Nesta quinta-feira (7), no Gabão, a junta militar nomeou o novo primeiro-ministro, Raymond Ndong Sima, crítico do presidente Ali Bongo. A nomeação foi assinada pelo presidente da transição, o general Brice Oligui Nguema, que tomou posse no início desta semana. Não se sabe, por enquanto, quanto tempo durará esta transição, mas o general promete "eleições livres" no fim deste período, que segue indeterminado.
O Gabão passa então a fazer parte da lista de países que já foram colônias francesas a passar por processos de golpe de Estado na África nos últimos três anos.
Segundo a revista, Paris também não foi muito empática no caso mais recente, e por "uma questão de princípio, a França condenou o golpe, sem esconder suas dúvidas sobre a imparcialidade da votação, após as já contestadas eleições de 2009 e 2016".
"Mesmo que os laços tenham se enfraquecido, o Palácio do Eliseu ainda se encontra em uma posição desconfortável, após a visita de Emmanuel Macron a Libreville em março, interpretada como apoio ao autocrata", relata a reportagem de capa.
A publicação reforça que o simbolismo do ato mais recente é forte, já que o Gabão é há muito tempo o emblema da chamada "Françafrique". Mas o interesse econômico e geopolítico de Paris por esse Estado petrolífero, que já foi uma "bomba financeira", tem diminuído constantemente desde a década de 1990.

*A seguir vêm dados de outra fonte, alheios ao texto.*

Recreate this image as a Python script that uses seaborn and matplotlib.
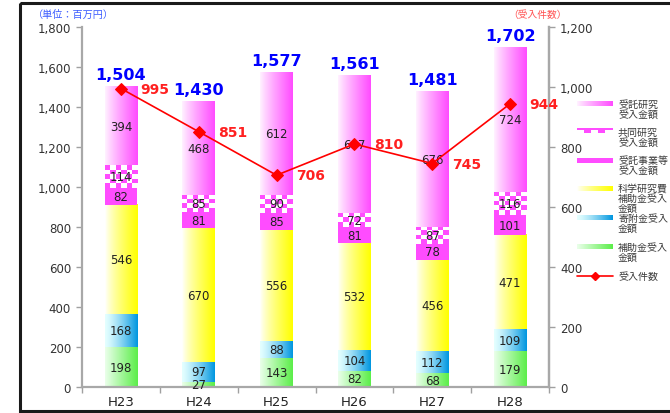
import numpy as np
import pandas as pd
import matplotlib
matplotlib.use("Agg")
import matplotlib.pyplot as plt
import seaborn as sns
from matplotlib.colors import to_rgb
from matplotlib.patches import Rectangle
from matplotlib.ticker import FuncFormatter, FixedLocator
from matplotlib.lines import Line2D

# ---------------- data ----------------
years = ["H23", "H24", "H25", "H26", "H27", "H28"]
hojokin = [198, 27, 143, 82, 68, 179]          # 補助金受入金額
kifukin = [168, 97, 88, 104, 112, 109]         # 寄附金受入金額
kaken = [546, 670, 556, 532, 456, 471]         # 科学研究費補助金受入金額
jutaku_jigyo = [82, 81, 85, 81, 78, 101]       # 受託事業等受入金額
kyodo = [114, 85, 90, 72, 87, 116]             # 共同研究受入金額
jutaku_kenkyu = [394, 468, 612, 687, 676, 724]  # 受託研究受入金額
totals = [1504, 1430, 1577, 1561, 1481, 1702]
counts = [995, 851, 706, 810, 745, 944]        # 受入件数

legend_labels = [
    ["受託研究", "受入金額"],
    ["共同研究", "受入金額"],
    ["受託事業等", "受入金額"],
    ["科学研究費", "補助金受入", "金額"],
    ["寄附金受入", "金額"],
    ["補助金受入", "金額"],
    ["受入件数"],
]

sns.set_theme(style="white")
plt.rcParams["font.family"] = ["DejaVu Sans", "Noto Sans CJK JP"]
CJK = ["Noto Sans CJK JP", "DejaVu Sans"]

W, H = 670, 414
fig = plt.figure(figsize=(6.7, 4.14), dpi=100)
fig.patch.set_facecolor("white")

axL, axR, axT, axB = 82, 549, 28, 388
ax = fig.add_axes([axL / W, 1 - axB / H, (axR - axL) / W, (axB - axT) / H])
ax.set_facecolor("none")

MAG = "#ff4cff"
grads = {
    "green": ("#eaffea", "#5cee4a", 1.0),
    "cyan": ("#e4ffff", "#0096e0", 1.3),
    "yellow": ("#ffffff", "#ffff00", 0.8),
    "mag": ("#fff2ff", MAG, 0.9),
}


def grad_img(key, n=64):
    c0, c1, g = grads[key]
    t = np.linspace(0, 1, n) ** g
    a, b = np.array(to_rgb(c0)), np.array(to_rgb(c1))
    return (a[None, :] * (1 - t[:, None]) + b[None, :] * t[:, None])[None, :, :]


def checker_img(ncols, nrows, color):
    c = np.array(to_rgb(color))
    arr = np.ones((nrows, ncols, 3))
    for i in range(nrows):
        for j in range(ncols):
            if (i + j) % 2 == 0:
                arr[i, j] = c
    return arr


x = np.arange(len(years))
bw = 0.42
stack = [
    (hojokin, "green"),
    (kifukin, "cyan"),
    (kaken, "yellow"),
    (jutaku_jigyo, "solid"),
    (kyodo, "checker"),
    (jutaku_kenkyu, "mag"),
]
bottom = np.zeros(len(years))
for vals, style in stack:
    bars = ax.bar(x, vals, bw, bottom=bottom, facecolor="none", edgecolor="none", zorder=1)
    for p, v in zip(bars.patches, vals):
        x0, x1 = p.get_x(), p.get_x() + p.get_width()
        y0, y1 = p.get_y(), p.get_y() + p.get_height()
        if style == "solid":
            ax.add_patch(Rectangle((x0, y0), x1 - x0, y1 - y0, facecolor=MAG, edgecolor="none", zorder=2))
        elif style == "checker":
            nrows = max(2, int(round((y1 - y0) / 24)))
            ax.imshow(checker_img(6, nrows, MAG), extent=(x0, x1, y0, y1), aspect="auto",
                      interpolation="nearest", zorder=2)
        else:
            ax.imshow(grad_img(style), extent=(x0, x1, y0, y1), aspect="auto",
                      interpolation="bilinear", zorder=2)
        ax.text((x0 + x1) / 2, (y0 + y1) / 2, f"{v}", ha="center", va="center",
                fontsize=8.5, color="#222222", zorder=5)
    bottom = bottom + np.array(vals)

for xi, t in zip(x, totals):
    ax.annotate(f"{t:,}", (xi, bottom[xi]), xytext=(0, 3), textcoords="offset points",
                ha="center", va="bottom", fontsize=11.5, fontweight="bold", color="#0000ff", zorder=6)

ax.set_xlim(-0.5, len(years) - 0.5)
ax.set_ylim(0, 1800)
ax.yaxis.set_major_locator(FixedLocator(np.arange(0, 1801, 200)))
ax.yaxis.set_major_formatter(FuncFormatter(lambda v, p: f"{int(v):,}"))
ax.set_xticks(x)
ax.set_xticklabels(years)
ax.set_xticks(np.arange(-0.5, len(years), 1.0), minor=True)
ax.tick_params(axis="x", which="major", length=0, pad=6, labelsize=9.5, labelcolor="#222222")
ax.tick_params(axis="x", which="minor", length=4, color="#a0a0a0", width=1, direction="out", bottom=True)
ax.tick_params(axis="y", length=4, color="#a0a0a0", width=1, direction="out", left=True,
               labelsize=8.5, labelcolor="#333333", pad=4)
ax.spines["top"].set_visible(False)
for s in ["left", "bottom", "right"]:
    ax.spines[s].set_color("#a8a8a8")
    ax.spines[s].set_linewidth(1.6)
ax.grid(False)

# ---------------- count line ----------------
ax2 = ax.twinx()
df = pd.DataFrame({"x": x, "count": counts})
sns.lineplot(data=df, x="x", y="count", ax=ax2, color="#ff0000", linewidth=1.2,
             marker="D", markersize=6, markeredgecolor="#ff0000", zorder=10)
for xi, c in zip(x, counts):
    ax2.annotate(f"{c}", (xi, c), xytext=(14, 0), textcoords="offset points",
                 ha="left", va="center", fontsize=10, fontweight="bold", color="#ff2020", zorder=11)
ax2.set_ylim(0, 1200)
ax2.set_xlim(-0.5, len(years) - 0.5)
ax2.yaxis.set_major_locator(FixedLocator(np.arange(0, 1201, 200)))
ax2.yaxis.set_major_formatter(FuncFormatter(lambda v, p: f"{int(v):,}"))
ax2.tick_params(axis="y", length=4, color="#a0a0a0", width=1, direction="out", right=True,
                labelsize=8.5, labelcolor="#333333", pad=4)
ax2.set_xlabel("")
ax2.set_ylabel("")
ax.set_xlabel("")
ax.set_ylabel("")
for s in ["top", "left", "bottom"]:
    ax2.spines[s].set_visible(False)
ax2.spines["right"].set_color("#a8a8a8")
ax2.spines["right"].set_linewidth(1.6)
ax2.grid(False)

# ---------------- overlay: frame, units, legend ----------------
ov = fig.add_axes([0, 0, 1, 1], zorder=20)
ov.set_axis_off()
ov.add_patch(Rectangle((20, 4), 700, 408, facecolor="none", edgecolor="#1a1a1a", linewidth=2.2))
ov.text(33, 15, "（単位：百万円）", family=CJK, fontsize=7.3, color="#3c5cff", va="center", ha="left")
ov.text(508, 15, "（受入件数）", family=CJK, fontsize=7, color="#ff5050", va="center", ha="left")

sx0, sx1 = 577, 613
sw_y = [105, 133, 161, 189, 219, 248]
sw_style = ["mag", "checker", "solid", "yellow", "cyan", "green"]
for yy, st in zip(sw_y, sw_style):
    if st == "solid":
        ov.add_patch(Rectangle((sx0, yy - 2.5), sx1 - sx0, 5, facecolor=MAG, edgecolor="none"))
    elif st == "checker":
        ov.add_patch(Rectangle((sx0, yy - 4), sx1 - sx0, 1.5, facecolor=MAG, edgecolor="none"))
        for bx in [sx0 + 7, sx0 + 21]:
            ov.add_patch(Rectangle((bx, yy - 3), 7, 3.5, facecolor=MAG, edgecolor="none"))
    else:
        ov.imshow(grad_img(st), extent=(sx0, sx1, yy + 2.5, yy - 2.5), aspect="auto",
                  interpolation="bilinear")
ov.add_line(Line2D([sx0, sx1], [277, 277], color="#ff0000", linewidth=1.2))
ov.add_line(Line2D([(sx0 + sx1) / 2], [277], marker="D", markersize=4, color="#ff0000", linestyle="None"))

text_y = [105, 133, 161, 189, 219, 248, 277]
for ty, lines in zip(text_y, legend_labels):
    for k, ln in enumerate(lines):
        ov.text(618, ty + k * 10, ln, family=CJK, fontsize=7.2, color="#3a3a3a", va="center", ha="left")

ov.set_xlim(0, W)
ov.set_ylim(H, 0)

fig.savefig("out.png", dpi=100)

Por outro lado, o golpe é mais severo no Sahel, onde a França voltou a se engajar nos últimos anos. Depois de ser expulsa do Mali e de Burkina Faso, seus 1,5 mil soldados agora são 'persona non grata' no Níger.
Em Niamey, os golpistas, que denunciaram os acordos militares assinados entre a França e o presidente Bazoum (derrubado em 26 de julho), estão exigindo a saída das tropas e do embaixador francês. Incentivados pela junta, milhares de manifestantes exigiram o fechamento da principal base francesa perto do aeroporto de Niamey em 2 de setembro.
A reportagem da L'Express critica que a França, apesar de não ser diretamente responsável por esses golpes, deveria ter se distanciado mais de vários líderes autoritários e acusa que, "ao desempenhar o papel de policial, a França concentrou a atenção" se tornando uma espécie de "bode expiatório conveniente".
Isso permitiu, avalia a revista, que os líderes e as elites evitassem refletir sobre suas falhas, mais de 60 anos após a independência. Mas as atitudes de Paris não ajudaram em nada, analisa o texto de oito páginas, que inclui uma entrevista com Lionel Zinsou, ex-primeiro-ministro do Benin. "O sentimento antifrancês não resume a África", disse ele.
Surfando na temática, a semanal Le Point aponta em seu editorial de opinião que os golpes de Estado nas ex-colônias francesas podem eclodir com a "explosão da bomba migratória africana".
"Se não cuidarmos da África, ela cuidará de nós. Não há mais dúvidas de que ela agora representa um risco sistêmico para o nosso velho continente", polemiza o editorial.
O texto questiona se a "revolução palaciana no Gabão é um novo estágio no processo de eliminação da França" ou apenas uma mudança de regime. E lança um alerta para o continente europeu, que estaria "ameaçado por uma enorme bomba-relógio migratória".
O editorial da Le Point traz dados de um relatório do Senado francês, segundo o qual a população do continente africano deverá aumentar drasticamente até 2050, chegando a uma estimativa baixa de 1,9 bilhão.